Second derivative check: d^2G/df^2 = -pb^2/(1+fb)^2 - q/(1-f)^2 < 0 for all f in (0,1), confirming that f* is a global maximum.

A.6.2 Derivation of the Elo Rating Update

Setup. Two players (or teams) with ratings R_A and R_B compete. The Elo system models the expected score of player A as:

E_A = 1 / (1 + 10^{(R_B - R_A)/400}).

This is a logistic function with base 10 scaled so that a 400-point rating difference corresponds to a 10:1 odds ratio.

Derivation from logistic regression. Define the log-odds of A winning as:

ln(E_A / (1 - E_A)) = c * (R_A - R_B),

where c = ln(10)/400 is the scaling constant. This is equivalent to a logistic regression with a single feature (the rating difference) and a fixed coefficient.

The update rule after a game where A scores S_A (1 for win, 0.5 for draw, 0 for loss) is:

R_A(new) = R_A + K * (S_A - E_A),

where K is the update factor controlling the speed of adaptation.

Justification via gradient descent. Consider the log-loss (cross-entropy) for a single observation:

L = -[S_A * ln(E_A) + (1 - S_A) * ln(1 - E_A)].

Taking the derivative with respect to R_A:

dL/dR_A = -[S_A / E_A - (1 - S_A) / (1 - E_A)] * dE_A/dR_A.

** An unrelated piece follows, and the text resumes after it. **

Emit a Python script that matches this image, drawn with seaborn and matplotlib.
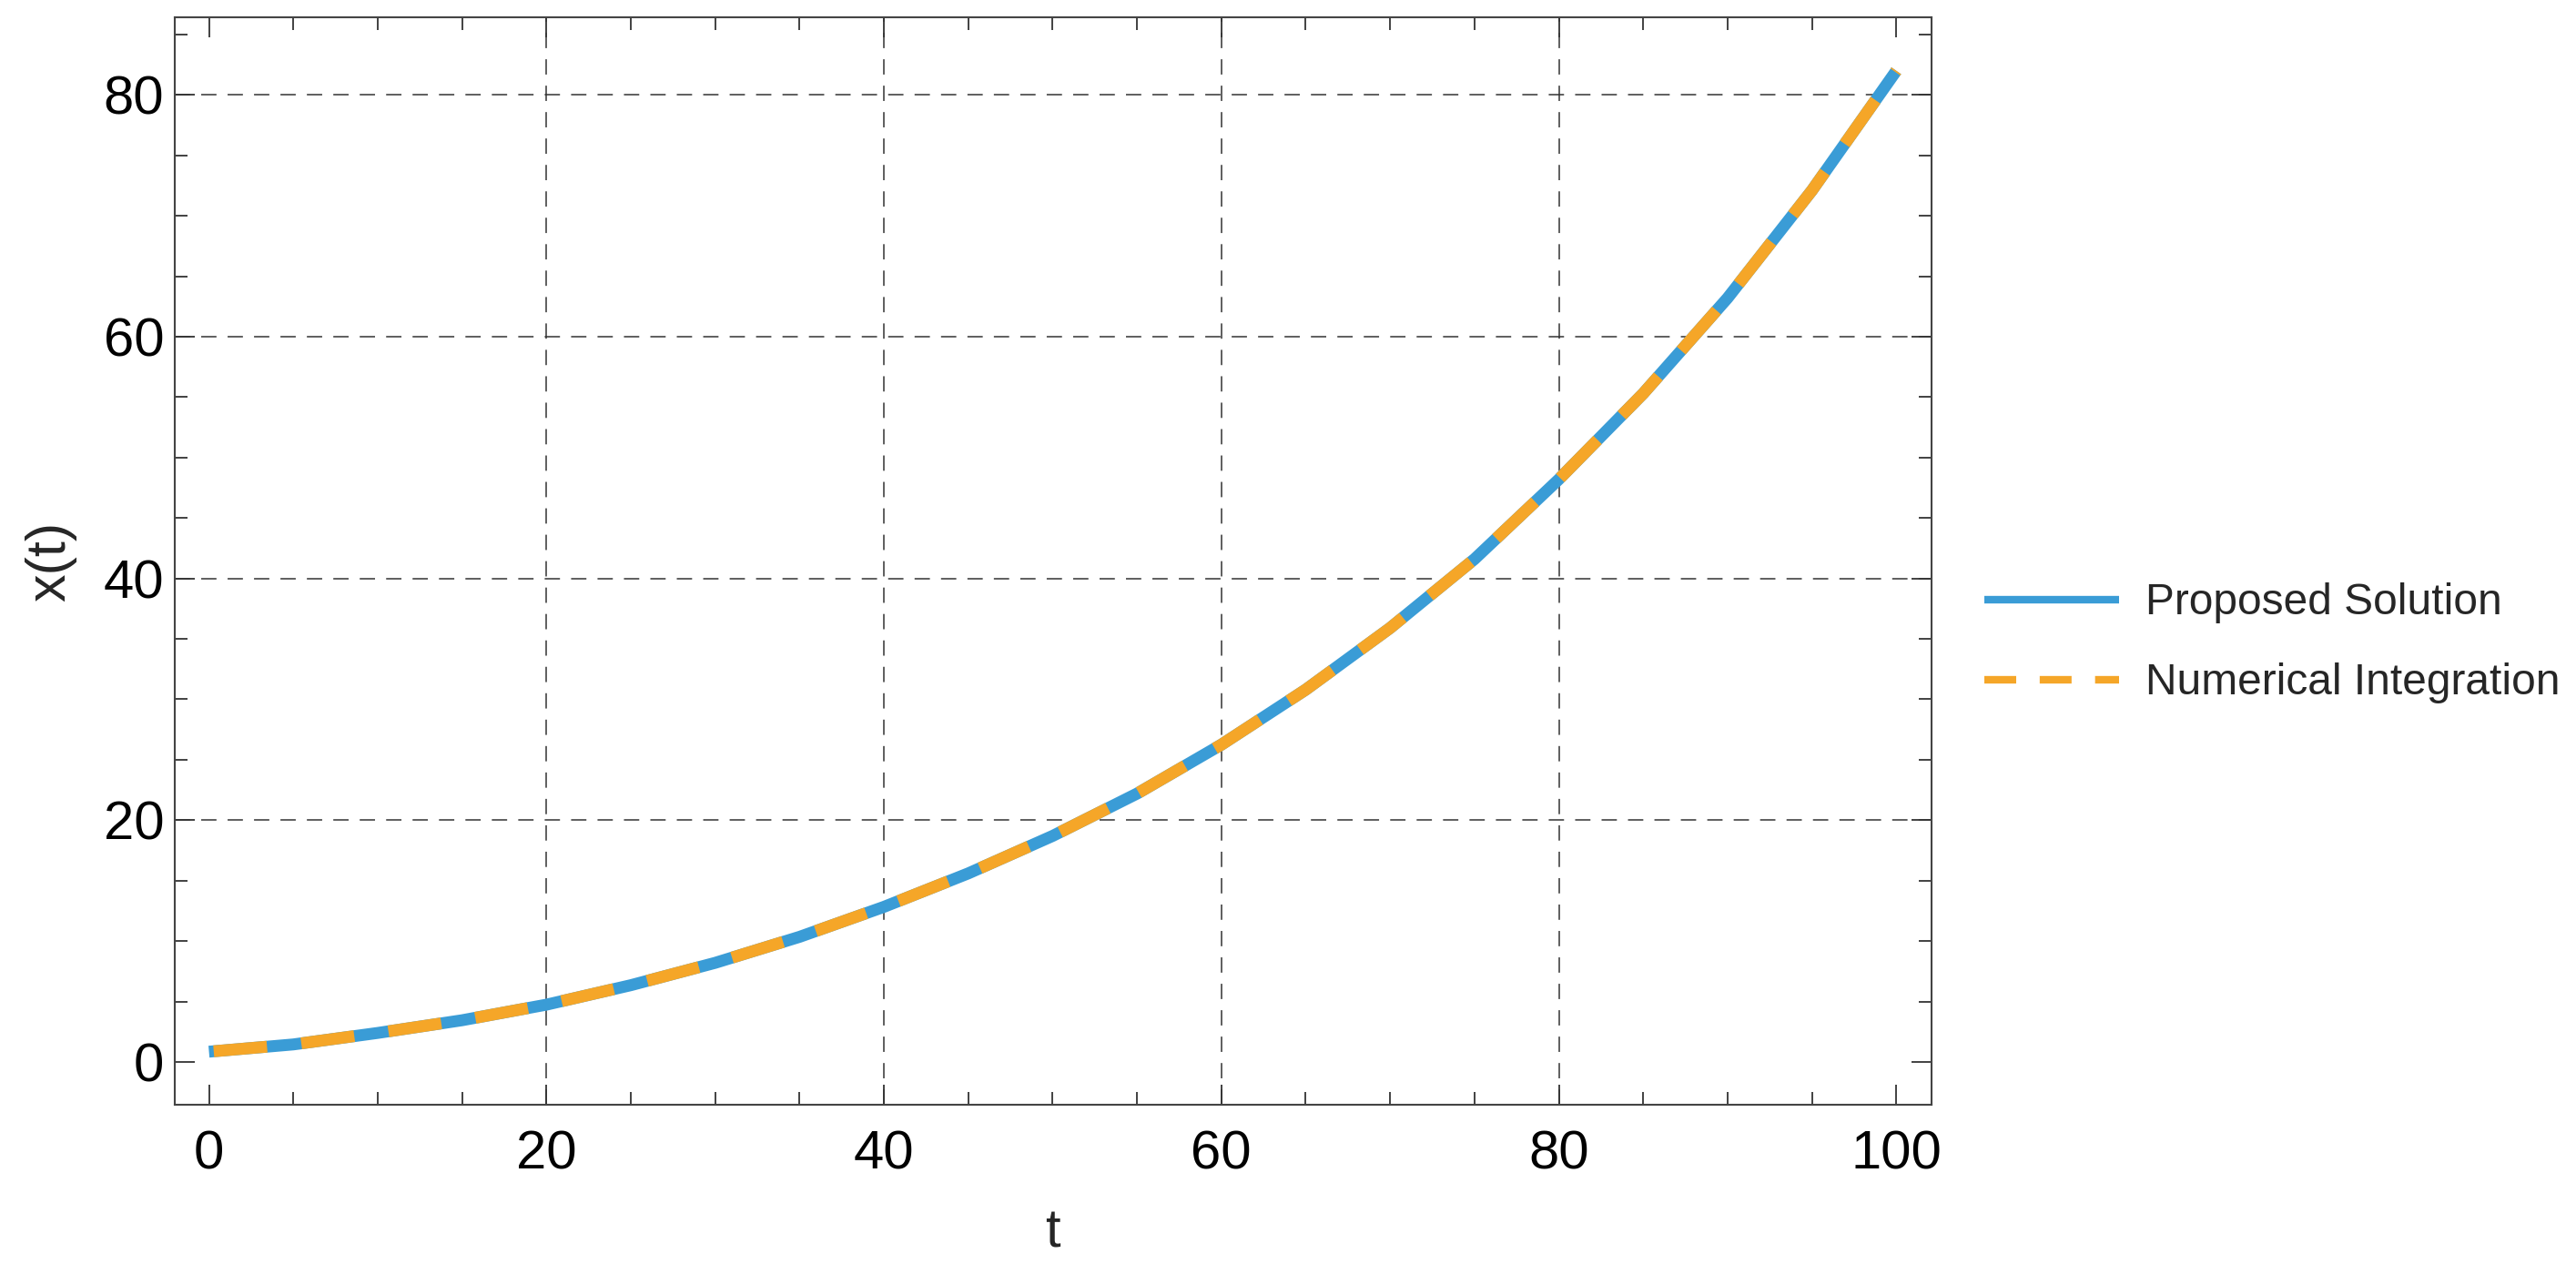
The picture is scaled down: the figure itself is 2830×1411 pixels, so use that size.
import matplotlib
matplotlib.use("Agg")
import matplotlib.pyplot as plt
from matplotlib.lines import Line2D
from matplotlib.ticker import MultipleLocator
import seaborn as sns

sns.set_theme(style="ticks")
plt.rcParams["font.family"] = ["Liberation Sans", "DejaVu Sans"]

# values
t_values = [0, 5, 10, 15, 20, 25, 30, 35, 40, 45, 50,
            55, 60, 65, 70, 75, 80, 85, 90, 95, 100]
proposed = [0.85, 1.45, 2.4, 3.45, 4.74, 6.35, 8.2, 10.35, 12.83, 15.6, 18.7,
            22.2, 26.25, 30.8, 35.9, 41.6, 48.2, 55.3, 63.2, 72.1, 82.0]
numerical = [0.85, 1.45, 2.4, 3.45, 4.74, 6.35, 8.2, 10.35, 12.83, 15.6, 18.7,
             22.2, 26.25, 30.8, 35.9, 41.6, 48.2, 55.3, 63.2, 72.1, 82.0]
series_labels = ["Proposed Solution", "Numerical Integration"]
grid_values = [20, 40, 60, 80]

BLUE = "#3a9cd6"
ORANGE = "#f5a628"
GRID = "#333333"
SPINE = "#444444"

fig = plt.figure(figsize=(28.3, 14.11), dpi=100)
ax = fig.add_axes([0.0677, 0.1398, 0.6822, 0.8465])

for g in grid_values:
    ax.axvline(g, color=GRID, lw=1.1, ls=(0, (11, 8)), zorder=1)
    ax.axhline(g, color=GRID, lw=1.1, ls=(0, (11, 8)), zorder=1)

sns.lineplot(x=t_values, y=proposed, ax=ax, color=BLUE, lw=9.4,
             estimator=None, solid_capstyle="butt", zorder=3)
sns.lineplot(x=t_values, y=numerical, ax=ax, color=ORANGE, lw=9.4,
             estimator=None, linestyle=(7.0, (4.5, 2.9)), zorder=4)

ax.set_xlim(-2.05, 102.1)
ax.set_ylim(-3.52, 86.4)
ax.xaxis.set_major_locator(MultipleLocator(20))
ax.xaxis.set_minor_locator(MultipleLocator(5))
ax.yaxis.set_major_locator(MultipleLocator(20))
ax.yaxis.set_minor_locator(MultipleLocator(5))
ax.tick_params(which="both", direction="in", top=True, right=True,
               color="#333333", width=1.3, labelsize=43, labelcolor="black")
ax.tick_params(which="major", length=16)
ax.tick_params(which="minor", length=10)
ax.tick_params(axis="x", which="major", pad=20)
ax.tick_params(axis="y", which="major", pad=8)

for side in ax.spines.values():
    side.set_color(SPINE)
    side.set_linewidth(1.5)

ax.set_xlabel("t", fontsize=43, labelpad=22)
ax.set_ylabel("x(t)", fontsize=44, labelpad=21)

handles = [
    Line2D([], [], color=BLUE, lw=6, solid_capstyle="butt"),
    Line2D([], [], color=ORANGE, lw=6, linestyle=(0, (4.2, 3.1))),
]
fig.legend(handles, series_labels, loc="center left",
           bbox_to_anchor=(0.7703, 0.499), frameon=False, fontsize=34.5,
           handlelength=3.1, handletextpad=0.6, labelspacing=0.9,
           borderpad=0, borderaxespad=0)

fig.savefig("out.png", dpi=100)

Since E_A = sigmoid(c*(R_A - R_B)), we have dE_A/dR_A = c * E_A * (1 - E_A). Substituting:

dL/dR_A = -c * [S_A * (1 - E_A) - (1 - S_A) * E_A]
        = -c * [S_A - E_A].

A gradient descent step with step size eta gives:

R_A(new) = R_A - eta * dL/dR_A = R_A + eta * c * (S_A - E_A).

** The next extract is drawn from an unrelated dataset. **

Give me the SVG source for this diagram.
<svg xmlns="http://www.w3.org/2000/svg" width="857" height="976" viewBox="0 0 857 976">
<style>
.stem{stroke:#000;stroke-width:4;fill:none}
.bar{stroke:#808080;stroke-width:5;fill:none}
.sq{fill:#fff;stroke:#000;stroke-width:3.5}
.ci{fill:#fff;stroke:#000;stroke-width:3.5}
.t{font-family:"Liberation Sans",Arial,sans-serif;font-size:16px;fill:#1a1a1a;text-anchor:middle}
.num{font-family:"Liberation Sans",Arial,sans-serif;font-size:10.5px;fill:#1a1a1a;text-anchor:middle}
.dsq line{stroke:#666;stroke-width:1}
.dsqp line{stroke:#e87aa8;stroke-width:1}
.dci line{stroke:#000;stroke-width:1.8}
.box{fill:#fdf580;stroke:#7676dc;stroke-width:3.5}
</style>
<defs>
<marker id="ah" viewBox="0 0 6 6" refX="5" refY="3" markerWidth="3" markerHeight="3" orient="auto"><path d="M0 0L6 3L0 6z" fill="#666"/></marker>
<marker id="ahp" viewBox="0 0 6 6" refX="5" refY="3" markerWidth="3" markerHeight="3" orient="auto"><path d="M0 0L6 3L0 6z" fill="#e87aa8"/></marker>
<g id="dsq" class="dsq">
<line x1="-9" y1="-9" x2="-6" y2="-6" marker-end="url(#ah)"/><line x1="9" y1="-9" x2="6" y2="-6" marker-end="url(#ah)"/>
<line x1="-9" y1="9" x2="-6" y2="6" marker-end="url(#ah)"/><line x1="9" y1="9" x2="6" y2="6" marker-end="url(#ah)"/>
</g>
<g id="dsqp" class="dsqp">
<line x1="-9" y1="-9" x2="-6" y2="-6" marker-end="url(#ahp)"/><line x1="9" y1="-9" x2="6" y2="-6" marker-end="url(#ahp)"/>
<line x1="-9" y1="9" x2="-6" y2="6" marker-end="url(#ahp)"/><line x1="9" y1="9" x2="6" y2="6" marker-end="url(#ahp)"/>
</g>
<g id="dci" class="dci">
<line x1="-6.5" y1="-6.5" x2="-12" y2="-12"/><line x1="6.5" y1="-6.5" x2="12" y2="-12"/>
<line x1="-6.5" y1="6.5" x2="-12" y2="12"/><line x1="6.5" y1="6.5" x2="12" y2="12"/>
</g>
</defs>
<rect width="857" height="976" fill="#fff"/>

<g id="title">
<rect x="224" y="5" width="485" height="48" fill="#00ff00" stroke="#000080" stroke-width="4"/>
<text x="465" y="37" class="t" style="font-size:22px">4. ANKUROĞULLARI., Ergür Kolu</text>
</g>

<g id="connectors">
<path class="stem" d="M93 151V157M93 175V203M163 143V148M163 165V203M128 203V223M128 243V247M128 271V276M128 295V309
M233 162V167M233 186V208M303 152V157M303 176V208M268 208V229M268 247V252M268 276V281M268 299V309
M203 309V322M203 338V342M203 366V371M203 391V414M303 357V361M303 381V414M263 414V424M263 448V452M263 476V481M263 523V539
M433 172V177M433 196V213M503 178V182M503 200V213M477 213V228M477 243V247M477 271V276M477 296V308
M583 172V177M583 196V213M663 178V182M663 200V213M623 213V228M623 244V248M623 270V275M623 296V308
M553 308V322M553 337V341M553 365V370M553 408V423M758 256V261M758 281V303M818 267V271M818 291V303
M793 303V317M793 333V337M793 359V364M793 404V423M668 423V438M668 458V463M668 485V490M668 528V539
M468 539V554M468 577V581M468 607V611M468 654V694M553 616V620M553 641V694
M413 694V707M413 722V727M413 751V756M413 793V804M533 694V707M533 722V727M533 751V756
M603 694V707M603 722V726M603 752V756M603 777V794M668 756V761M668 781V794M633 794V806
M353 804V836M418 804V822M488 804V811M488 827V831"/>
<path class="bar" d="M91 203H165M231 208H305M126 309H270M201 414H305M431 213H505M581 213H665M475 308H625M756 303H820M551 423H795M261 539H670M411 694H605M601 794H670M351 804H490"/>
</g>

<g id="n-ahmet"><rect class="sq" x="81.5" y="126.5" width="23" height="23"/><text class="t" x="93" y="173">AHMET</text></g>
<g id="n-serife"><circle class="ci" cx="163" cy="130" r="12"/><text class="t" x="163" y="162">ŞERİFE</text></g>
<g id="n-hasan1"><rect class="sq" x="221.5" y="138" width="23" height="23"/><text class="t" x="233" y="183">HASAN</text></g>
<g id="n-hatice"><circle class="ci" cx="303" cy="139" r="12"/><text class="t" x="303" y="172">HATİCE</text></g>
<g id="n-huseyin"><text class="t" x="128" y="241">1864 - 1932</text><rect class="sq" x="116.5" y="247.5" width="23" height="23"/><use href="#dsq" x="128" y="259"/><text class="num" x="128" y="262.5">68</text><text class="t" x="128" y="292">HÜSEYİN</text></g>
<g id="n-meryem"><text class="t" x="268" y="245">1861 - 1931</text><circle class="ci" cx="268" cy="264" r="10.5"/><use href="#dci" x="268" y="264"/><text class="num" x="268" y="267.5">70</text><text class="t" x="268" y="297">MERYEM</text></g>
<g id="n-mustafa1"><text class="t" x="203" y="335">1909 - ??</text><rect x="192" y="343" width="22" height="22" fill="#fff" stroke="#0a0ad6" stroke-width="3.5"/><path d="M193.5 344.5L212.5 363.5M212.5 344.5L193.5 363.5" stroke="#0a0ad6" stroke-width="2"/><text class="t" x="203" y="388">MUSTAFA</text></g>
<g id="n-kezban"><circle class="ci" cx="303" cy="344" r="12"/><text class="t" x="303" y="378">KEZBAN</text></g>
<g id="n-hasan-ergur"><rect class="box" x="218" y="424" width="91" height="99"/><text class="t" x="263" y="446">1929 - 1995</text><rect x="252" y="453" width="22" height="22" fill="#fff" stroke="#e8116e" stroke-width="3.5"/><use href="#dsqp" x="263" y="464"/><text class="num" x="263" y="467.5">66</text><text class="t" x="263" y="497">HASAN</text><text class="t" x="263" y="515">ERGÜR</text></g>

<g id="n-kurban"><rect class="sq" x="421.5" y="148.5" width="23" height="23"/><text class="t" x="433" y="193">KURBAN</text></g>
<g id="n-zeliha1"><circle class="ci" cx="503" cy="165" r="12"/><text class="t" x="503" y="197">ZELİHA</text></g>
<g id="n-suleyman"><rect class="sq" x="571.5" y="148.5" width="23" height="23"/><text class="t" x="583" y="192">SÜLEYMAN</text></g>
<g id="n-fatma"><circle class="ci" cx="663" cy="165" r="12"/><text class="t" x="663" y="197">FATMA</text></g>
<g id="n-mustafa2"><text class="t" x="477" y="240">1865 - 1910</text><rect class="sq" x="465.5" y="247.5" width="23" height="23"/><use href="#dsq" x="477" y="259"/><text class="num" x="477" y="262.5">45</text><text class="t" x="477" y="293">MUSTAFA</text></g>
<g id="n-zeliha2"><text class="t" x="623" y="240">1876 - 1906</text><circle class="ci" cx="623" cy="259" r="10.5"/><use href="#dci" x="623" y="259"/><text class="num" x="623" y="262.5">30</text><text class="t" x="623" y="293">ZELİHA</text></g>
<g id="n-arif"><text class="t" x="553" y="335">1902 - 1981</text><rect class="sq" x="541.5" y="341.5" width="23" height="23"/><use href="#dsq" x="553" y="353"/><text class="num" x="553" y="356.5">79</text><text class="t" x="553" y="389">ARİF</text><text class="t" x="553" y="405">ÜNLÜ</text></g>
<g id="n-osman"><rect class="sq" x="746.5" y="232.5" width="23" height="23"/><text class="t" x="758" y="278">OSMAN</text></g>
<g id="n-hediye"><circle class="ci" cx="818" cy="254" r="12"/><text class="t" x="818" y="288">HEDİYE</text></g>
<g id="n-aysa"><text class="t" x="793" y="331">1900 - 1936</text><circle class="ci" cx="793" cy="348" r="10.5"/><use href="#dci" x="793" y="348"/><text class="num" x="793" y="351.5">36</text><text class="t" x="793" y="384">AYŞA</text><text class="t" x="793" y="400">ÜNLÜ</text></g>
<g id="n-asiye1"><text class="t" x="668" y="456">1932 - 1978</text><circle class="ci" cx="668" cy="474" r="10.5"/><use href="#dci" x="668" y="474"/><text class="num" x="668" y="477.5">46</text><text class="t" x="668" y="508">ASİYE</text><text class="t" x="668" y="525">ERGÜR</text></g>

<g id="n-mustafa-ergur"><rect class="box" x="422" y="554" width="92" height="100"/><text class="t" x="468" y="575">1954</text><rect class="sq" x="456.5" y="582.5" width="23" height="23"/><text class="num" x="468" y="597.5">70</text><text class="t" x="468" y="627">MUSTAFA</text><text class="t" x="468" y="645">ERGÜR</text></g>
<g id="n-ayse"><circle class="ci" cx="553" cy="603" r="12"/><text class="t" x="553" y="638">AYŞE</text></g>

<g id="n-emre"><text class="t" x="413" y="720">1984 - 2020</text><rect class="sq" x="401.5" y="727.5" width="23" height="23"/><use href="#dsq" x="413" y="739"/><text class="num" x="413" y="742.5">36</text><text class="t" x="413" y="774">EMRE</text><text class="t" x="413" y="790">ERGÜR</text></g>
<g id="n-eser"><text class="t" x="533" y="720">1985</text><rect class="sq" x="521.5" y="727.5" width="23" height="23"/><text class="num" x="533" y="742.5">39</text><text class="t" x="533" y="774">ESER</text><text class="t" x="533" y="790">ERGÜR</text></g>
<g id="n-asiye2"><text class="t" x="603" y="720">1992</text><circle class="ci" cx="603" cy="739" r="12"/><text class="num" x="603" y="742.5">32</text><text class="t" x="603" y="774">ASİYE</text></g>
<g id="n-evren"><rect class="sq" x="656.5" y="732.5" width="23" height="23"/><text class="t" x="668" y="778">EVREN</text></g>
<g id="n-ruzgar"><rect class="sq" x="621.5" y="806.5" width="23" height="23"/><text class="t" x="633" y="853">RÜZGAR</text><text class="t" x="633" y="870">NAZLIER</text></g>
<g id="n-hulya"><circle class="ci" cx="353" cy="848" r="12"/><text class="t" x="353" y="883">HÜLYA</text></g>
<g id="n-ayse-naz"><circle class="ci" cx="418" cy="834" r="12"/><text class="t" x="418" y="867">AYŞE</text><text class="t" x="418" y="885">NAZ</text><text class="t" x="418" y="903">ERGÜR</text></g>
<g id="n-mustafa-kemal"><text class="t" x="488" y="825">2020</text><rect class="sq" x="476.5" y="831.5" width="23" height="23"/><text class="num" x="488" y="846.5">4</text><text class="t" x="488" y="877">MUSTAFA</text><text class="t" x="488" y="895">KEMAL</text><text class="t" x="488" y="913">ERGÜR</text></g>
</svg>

Setting K = eta * c recovers the standard Elo update. Thus the Elo update is a single step of stochastic gradient descent on the log-loss objective, with the K-factor controlling the effective learning rate.

A.6.3 Proof That No Betting System Can Overcome Negative Expected Value

Theorem. If each individual bet in a sequence has negative expected value, then no staking strategy (system of varying bet sizes based on past outcomes) can produce positive expected value for the overall sequence.

Proof. Let B_0 be the initial bankroll and B_n the bankroll after n bets. Define the profit on bet i as X_i, where E[X_i | history up to bet i-1] < 0 by assumption. The bettor's stake s_i on bet i may depend on the history of outcomes, but the conditional expected profit is s_i * E[X_i per unit | history] < 0. The total expected profit is:

E[B_n - B_0] = E[sum_{i=1}^{n} s_i * X_i] = sum_{i=1}^{n} E[E[s_i * X_i | history]] < 0,

by the tower property of conditional expectation and the fact that s_i > 0 and each conditional expectation is negative. No rearrangement of bet sizes, no doubling strategy (Martingale), and no stop-loss rule can change the sign of the overall expectation. This fundamental result, a consequence of the optional stopping theorem for supermartingales, underscores why edge identification is the irreducible core of profitable betting.


This appendix is intended as a reference companion to the main text. For deeper treatment of any topic, consult the sources listed in Appendix H: Bibliography.